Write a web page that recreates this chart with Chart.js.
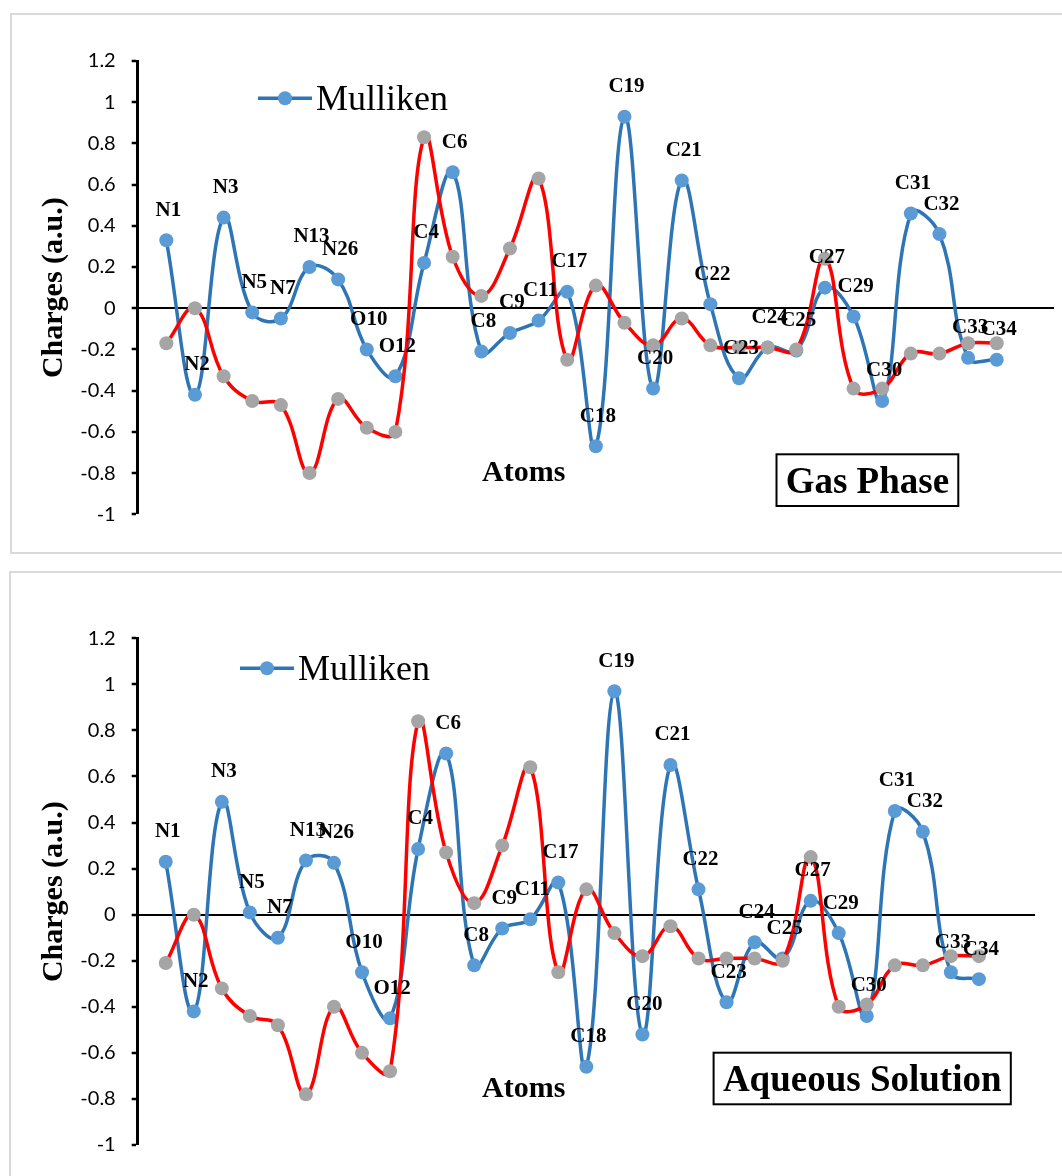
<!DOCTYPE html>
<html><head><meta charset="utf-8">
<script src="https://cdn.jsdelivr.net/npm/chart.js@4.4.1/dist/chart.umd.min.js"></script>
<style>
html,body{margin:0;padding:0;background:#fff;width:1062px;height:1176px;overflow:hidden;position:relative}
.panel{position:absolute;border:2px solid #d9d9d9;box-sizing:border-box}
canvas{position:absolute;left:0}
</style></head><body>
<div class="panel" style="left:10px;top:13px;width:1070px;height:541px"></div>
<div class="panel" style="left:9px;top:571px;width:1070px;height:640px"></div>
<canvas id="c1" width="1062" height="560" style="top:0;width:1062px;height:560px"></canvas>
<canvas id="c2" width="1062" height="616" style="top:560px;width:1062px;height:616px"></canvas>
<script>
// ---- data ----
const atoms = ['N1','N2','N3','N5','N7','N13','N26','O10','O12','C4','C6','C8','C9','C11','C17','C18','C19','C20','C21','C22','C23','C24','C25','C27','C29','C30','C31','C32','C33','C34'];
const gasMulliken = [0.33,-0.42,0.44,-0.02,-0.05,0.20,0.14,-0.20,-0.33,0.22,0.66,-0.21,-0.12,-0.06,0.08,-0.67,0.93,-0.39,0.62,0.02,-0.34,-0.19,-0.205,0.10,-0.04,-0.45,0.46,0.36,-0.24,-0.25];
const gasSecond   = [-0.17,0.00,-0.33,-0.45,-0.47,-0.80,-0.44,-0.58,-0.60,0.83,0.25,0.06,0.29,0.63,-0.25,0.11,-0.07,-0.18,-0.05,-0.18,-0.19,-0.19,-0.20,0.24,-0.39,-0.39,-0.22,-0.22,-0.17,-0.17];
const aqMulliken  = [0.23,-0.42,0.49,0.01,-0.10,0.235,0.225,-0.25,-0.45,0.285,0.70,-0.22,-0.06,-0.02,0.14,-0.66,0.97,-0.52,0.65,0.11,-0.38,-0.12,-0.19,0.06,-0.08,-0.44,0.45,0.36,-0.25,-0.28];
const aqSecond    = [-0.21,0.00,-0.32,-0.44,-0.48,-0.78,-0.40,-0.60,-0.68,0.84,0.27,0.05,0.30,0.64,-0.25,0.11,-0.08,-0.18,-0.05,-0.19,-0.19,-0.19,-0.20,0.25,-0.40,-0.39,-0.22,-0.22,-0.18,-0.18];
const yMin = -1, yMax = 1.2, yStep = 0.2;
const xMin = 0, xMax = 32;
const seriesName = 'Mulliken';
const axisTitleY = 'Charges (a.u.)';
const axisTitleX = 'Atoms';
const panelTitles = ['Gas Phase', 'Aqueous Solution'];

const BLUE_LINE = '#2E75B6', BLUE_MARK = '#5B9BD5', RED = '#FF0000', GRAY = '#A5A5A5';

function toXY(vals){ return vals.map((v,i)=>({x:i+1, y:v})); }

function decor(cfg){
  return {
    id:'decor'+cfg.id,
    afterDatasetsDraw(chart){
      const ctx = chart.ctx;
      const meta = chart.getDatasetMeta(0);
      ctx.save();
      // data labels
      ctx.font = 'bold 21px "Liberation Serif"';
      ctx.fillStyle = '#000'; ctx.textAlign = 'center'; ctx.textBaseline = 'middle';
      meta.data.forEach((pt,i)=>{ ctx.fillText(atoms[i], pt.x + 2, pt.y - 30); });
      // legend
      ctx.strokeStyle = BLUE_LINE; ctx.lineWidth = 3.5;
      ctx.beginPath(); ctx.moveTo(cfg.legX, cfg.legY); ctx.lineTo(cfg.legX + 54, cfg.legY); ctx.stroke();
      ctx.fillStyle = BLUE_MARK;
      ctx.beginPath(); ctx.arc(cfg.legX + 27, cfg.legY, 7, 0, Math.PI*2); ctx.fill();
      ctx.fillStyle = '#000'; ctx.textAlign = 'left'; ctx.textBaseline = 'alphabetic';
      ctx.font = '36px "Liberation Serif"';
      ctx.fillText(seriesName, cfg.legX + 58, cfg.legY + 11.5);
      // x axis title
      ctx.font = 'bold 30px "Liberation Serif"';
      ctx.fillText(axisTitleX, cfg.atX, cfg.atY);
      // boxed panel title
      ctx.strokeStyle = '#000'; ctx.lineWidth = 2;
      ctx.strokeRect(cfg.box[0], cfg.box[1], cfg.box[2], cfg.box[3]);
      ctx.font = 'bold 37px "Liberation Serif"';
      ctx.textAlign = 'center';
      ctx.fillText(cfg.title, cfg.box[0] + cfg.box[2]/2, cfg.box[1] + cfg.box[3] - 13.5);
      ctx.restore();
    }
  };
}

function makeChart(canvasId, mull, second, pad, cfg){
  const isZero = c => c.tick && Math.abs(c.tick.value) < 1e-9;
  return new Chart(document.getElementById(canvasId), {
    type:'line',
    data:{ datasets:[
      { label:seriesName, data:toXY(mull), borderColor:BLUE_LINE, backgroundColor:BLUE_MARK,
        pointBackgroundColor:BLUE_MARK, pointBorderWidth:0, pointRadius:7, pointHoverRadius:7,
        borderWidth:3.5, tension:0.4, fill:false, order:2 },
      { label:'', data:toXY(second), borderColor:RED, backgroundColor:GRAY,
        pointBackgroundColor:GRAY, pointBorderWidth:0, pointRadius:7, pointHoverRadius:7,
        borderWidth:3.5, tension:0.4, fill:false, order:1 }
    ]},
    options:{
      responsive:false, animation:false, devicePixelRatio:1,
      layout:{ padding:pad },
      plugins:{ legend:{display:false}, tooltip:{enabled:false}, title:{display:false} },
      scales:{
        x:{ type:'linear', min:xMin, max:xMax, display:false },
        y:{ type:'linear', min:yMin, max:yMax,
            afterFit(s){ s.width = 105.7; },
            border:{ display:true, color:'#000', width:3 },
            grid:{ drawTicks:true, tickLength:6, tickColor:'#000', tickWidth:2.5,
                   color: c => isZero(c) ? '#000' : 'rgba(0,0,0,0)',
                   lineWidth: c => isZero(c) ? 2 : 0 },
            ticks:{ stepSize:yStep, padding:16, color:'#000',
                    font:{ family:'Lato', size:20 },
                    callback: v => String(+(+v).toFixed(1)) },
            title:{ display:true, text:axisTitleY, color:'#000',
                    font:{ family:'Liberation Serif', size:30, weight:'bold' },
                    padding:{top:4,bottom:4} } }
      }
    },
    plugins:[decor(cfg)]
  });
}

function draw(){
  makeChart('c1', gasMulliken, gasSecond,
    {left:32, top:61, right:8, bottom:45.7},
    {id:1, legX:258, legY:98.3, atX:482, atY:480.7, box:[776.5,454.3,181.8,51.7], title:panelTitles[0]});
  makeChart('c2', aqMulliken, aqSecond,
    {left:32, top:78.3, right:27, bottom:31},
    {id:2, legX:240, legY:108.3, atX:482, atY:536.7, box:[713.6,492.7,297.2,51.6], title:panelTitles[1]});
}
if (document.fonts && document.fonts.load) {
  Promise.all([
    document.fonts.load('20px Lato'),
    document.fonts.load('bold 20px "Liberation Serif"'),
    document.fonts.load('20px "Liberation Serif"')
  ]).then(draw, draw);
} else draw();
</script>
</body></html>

__________

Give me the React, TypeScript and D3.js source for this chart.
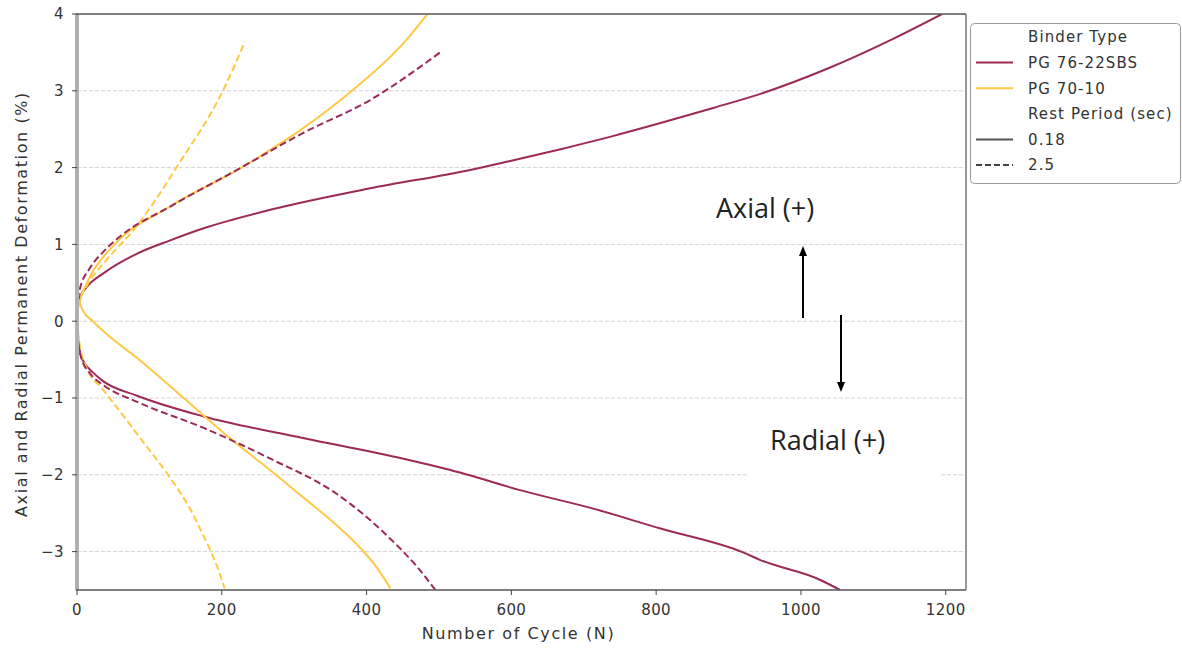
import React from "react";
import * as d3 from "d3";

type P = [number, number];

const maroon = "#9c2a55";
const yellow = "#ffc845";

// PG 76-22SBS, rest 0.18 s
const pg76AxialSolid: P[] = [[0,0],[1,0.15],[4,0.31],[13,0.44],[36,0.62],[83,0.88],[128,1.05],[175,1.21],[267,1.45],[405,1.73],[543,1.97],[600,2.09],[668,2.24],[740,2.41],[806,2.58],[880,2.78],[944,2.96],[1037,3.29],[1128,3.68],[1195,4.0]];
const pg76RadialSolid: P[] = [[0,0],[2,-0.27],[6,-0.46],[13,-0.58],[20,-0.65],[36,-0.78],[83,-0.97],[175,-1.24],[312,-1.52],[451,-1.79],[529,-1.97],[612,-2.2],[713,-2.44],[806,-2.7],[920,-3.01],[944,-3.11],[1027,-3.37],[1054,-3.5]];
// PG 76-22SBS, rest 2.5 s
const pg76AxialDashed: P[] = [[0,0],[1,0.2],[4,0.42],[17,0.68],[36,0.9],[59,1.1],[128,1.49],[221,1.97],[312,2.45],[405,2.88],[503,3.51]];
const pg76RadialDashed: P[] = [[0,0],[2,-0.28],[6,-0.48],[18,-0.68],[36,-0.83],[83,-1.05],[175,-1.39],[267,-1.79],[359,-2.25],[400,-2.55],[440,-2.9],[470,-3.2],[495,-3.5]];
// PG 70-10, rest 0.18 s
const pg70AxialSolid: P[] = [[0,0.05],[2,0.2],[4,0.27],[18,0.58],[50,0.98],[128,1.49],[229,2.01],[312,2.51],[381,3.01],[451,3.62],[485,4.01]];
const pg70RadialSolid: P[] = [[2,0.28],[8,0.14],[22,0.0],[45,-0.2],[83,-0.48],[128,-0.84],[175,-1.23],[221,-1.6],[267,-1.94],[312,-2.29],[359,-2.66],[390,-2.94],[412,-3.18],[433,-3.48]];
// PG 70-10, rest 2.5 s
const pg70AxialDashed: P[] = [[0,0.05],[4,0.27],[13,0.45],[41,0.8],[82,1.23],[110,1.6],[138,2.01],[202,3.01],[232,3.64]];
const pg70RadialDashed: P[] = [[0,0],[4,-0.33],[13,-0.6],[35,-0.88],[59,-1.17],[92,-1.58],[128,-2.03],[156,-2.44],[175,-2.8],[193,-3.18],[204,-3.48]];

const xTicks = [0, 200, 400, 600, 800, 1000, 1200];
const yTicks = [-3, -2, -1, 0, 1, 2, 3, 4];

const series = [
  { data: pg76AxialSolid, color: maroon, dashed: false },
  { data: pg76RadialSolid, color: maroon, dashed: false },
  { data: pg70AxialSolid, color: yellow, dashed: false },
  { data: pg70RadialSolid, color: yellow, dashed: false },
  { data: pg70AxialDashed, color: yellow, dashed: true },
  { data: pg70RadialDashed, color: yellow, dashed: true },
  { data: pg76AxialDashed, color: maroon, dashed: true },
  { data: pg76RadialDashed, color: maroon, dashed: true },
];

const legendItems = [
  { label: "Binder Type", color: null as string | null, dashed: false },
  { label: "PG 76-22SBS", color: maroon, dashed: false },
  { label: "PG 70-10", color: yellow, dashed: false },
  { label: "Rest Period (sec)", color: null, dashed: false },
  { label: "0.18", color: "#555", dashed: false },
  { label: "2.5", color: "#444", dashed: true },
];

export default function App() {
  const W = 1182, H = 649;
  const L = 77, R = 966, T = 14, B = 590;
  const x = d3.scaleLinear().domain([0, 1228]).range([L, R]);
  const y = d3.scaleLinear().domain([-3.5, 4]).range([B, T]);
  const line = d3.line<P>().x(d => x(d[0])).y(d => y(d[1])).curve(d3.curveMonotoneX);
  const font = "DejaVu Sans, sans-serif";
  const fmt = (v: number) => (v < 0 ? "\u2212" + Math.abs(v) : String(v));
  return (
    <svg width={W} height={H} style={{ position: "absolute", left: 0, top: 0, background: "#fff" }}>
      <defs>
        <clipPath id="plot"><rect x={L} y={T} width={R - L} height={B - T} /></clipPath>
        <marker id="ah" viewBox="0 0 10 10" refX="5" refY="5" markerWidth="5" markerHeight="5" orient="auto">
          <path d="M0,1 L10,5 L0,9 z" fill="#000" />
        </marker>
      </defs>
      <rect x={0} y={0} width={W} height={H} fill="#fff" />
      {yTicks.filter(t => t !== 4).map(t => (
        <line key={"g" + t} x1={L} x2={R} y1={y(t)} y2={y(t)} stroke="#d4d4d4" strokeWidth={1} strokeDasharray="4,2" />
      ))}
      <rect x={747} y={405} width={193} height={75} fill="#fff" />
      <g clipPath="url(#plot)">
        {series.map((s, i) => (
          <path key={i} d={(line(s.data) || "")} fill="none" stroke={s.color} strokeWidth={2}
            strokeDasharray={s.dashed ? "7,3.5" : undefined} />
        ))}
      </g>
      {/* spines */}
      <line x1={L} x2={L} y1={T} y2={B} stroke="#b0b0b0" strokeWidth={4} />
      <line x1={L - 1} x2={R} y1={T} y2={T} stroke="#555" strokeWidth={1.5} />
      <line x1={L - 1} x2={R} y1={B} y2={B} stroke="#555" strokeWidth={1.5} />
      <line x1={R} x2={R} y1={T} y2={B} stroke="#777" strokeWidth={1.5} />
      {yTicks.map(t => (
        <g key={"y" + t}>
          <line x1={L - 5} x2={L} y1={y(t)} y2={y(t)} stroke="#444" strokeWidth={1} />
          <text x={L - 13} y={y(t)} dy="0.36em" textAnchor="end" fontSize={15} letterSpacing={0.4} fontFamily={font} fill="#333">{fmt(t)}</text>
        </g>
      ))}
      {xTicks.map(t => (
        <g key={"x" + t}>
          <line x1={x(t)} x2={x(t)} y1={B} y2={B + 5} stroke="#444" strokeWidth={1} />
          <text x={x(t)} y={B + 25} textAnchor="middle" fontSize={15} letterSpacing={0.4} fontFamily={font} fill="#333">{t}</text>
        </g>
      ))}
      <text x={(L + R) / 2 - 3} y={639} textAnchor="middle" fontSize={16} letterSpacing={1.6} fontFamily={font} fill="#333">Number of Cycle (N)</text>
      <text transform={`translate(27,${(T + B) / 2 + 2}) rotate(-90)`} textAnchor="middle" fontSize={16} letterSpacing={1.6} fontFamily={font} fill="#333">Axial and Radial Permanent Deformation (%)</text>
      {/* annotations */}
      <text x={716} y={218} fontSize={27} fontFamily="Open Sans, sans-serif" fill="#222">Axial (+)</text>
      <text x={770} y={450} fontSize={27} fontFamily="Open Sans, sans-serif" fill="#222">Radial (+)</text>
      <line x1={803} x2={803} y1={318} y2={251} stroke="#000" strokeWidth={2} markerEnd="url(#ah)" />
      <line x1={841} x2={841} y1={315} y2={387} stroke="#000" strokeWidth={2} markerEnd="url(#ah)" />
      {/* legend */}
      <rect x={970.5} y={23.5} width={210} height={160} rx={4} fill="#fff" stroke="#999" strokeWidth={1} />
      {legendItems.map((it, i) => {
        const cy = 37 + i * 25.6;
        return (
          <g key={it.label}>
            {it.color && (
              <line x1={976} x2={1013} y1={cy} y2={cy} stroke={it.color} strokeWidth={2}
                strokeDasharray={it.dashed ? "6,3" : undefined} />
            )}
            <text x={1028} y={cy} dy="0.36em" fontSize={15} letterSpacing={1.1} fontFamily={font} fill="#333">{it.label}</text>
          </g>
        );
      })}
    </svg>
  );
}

__________

YOUR INSTRUCTIONS: Copy out every line in the listing where the word "this" appears.

RESULT OF THE TASK:
Write a web page that recreates this chart with Chart.js.
Give me the React, TypeScript and D3.js source for this chart.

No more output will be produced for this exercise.